Background and diversity

Kalākaua retained many of the counselors who had been advising the kingdom's monarchs since Kamehameha III. The culturally diverse body was represented by men who were native Hawaiians and Asians, as well as American and British immigrants. Native Hawaiian brothers John Tamatoa Baker and Robert Hoapili Baker who served on the Privy Council, posed as the models for the Kamehameha statues ordered by Kalākaua. The statues are now tourist attractions in Hilo, North Kohala, and in front of Aliʻiōlani Hale in Honolulu.
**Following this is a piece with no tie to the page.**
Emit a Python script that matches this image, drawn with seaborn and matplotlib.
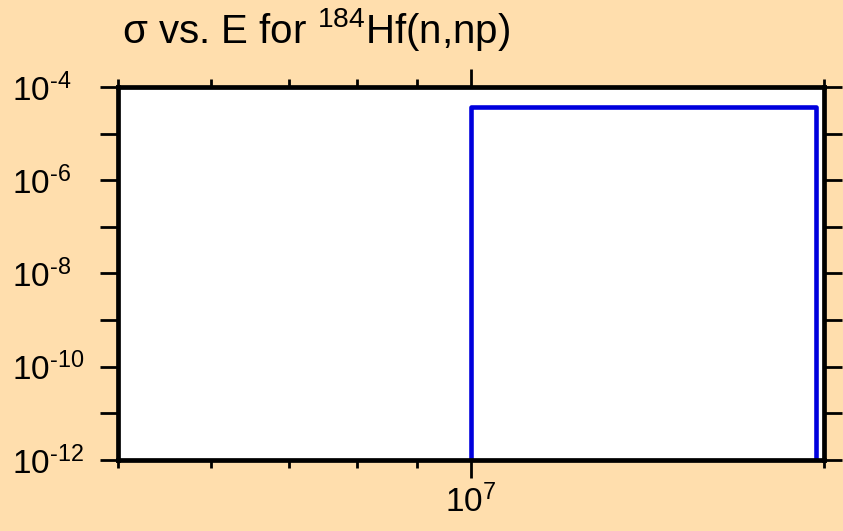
import matplotlib
matplotlib.use('Agg')
import matplotlib.pyplot as plt
import matplotlib.ticker as mticker
import seaborn as sns
import pandas as pd

# data (energy in eV, cross section in b)
energy_edges = [1.0e7, 1.97e7]
xs_values = [3.7e-5]
floor = 1e-13

x_limits = [5e6, 2e7]
y_limits = [1e-12, 1e-4]
x_minor = [5e6, 6e6, 7e6, 8e6, 9e6, 2e7]
x_major = [1e7]
x_major_labels = ['$\\mathregular{10^{7}}$']
y_major = [1e-12, 1e-10, 1e-8, 1e-6, 1e-4]
y_exps = ['12', '10', '8', '6', '4']
y_major_labels = ['$\\mathregular{10^{\\text{-}' + e + '}}$' for e in y_exps]
y_minor = [1e-11, 1e-9, 1e-7, 1e-5]

# histogram outline of the evaluated cross section
step_x = [energy_edges[0], energy_edges[0], energy_edges[1], energy_edges[1]]
step_y = [floor, xs_values[0], xs_values[0], floor]
df = pd.DataFrame({'E': step_x, 'sigma': step_y})

sns.set_style('white')
plt.rcParams['font.family'] = ['Liberation Sans', 'DejaVu Sans']
plt.rcParams['mathtext.fontset'] = 'custom'
plt.rcParams['mathtext.rm'] = 'Liberation Sans'
plt.rcParams['mathtext.it'] = 'Liberation Sans'

bg = '#FFDEAD'
fig = plt.figure(figsize=(8.43, 5.31), dpi=100, facecolor=bg)
ax = fig.add_axes([0.14, 0.1337, 0.8375, 0.7025])
ax.set_facecolor('white')

sns.lineplot(data=df, x='E', y='sigma', sort=False, estimator=None,
             color='#0000DD', linewidth=3.3, ax=ax)

ax.set_xscale('log')
ax.set_yscale('log')
ax.set_xlim(x_limits)
ax.set_ylim(y_limits)
ax.set_xlabel('')
ax.set_ylabel('')

ax.xaxis.set_major_locator(mticker.FixedLocator(x_major))
ax.xaxis.set_major_formatter(mticker.FixedFormatter(x_major_labels))
ax.xaxis.set_minor_locator(mticker.FixedLocator(x_minor))
ax.xaxis.set_minor_formatter(mticker.NullFormatter())
ax.yaxis.set_major_locator(mticker.FixedLocator(y_major))
ax.yaxis.set_major_formatter(mticker.FixedFormatter(y_major_labels))
ax.yaxis.set_minor_locator(mticker.FixedLocator(y_minor))
ax.yaxis.set_minor_formatter(mticker.NullFormatter())

ax.tick_params(axis='both', which='both', direction='out', width=2,
               color='black', labelsize=24, labelcolor='black')
ax.tick_params(axis='x', which='major', length=13, top=True, bottom=True, pad=5)
ax.tick_params(axis='x', which='minor', length=6, top=True, bottom=True)
ax.tick_params(axis='y', which='both', length=13, left=True, right=True, pad=63)
for lab in ax.get_yticklabels():
    lab.set_horizontalalignment('left')

for s in ax.spines.values():
    s.set_visible(True)
    s.set_color('black')
    s.set_linewidth(3.4)

fig.text(0.145, 0.919, '$\\mathregular{\\sigma}$ vs. E for $\\mathregular{^{184}}$Hf(n,np)',
         fontsize=29, color='black', ha='left', va='baseline')

fig.savefig('out.png', dpi=100, facecolor=bg)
The counselors were diverse in occupations and personal finances. Henry Martyn Whitney founded two newspapers. Frederick H. Hayselden was the sheriff of the island of Maui. William Buckle was warden of Oahu Jail. Longest serving royal court member was Charles Reed Bishop, who advised monarchs for over three decades, from Kamehameha IV to Liliʻuokalani.  Chun Afong emigrated from China at age 24 to clerk in his uncle's retail trade, possessing a business acumen that eventually brought him great wealth on both sides of the Pacific Ocean. He left the Privy Council shortly after being appointed, to accept the position of Chinese consular agent for Hawaii. British born William Lowthian Green had been a prospector during the California Gold Rush, before helping establish the Honolulu Iron Works.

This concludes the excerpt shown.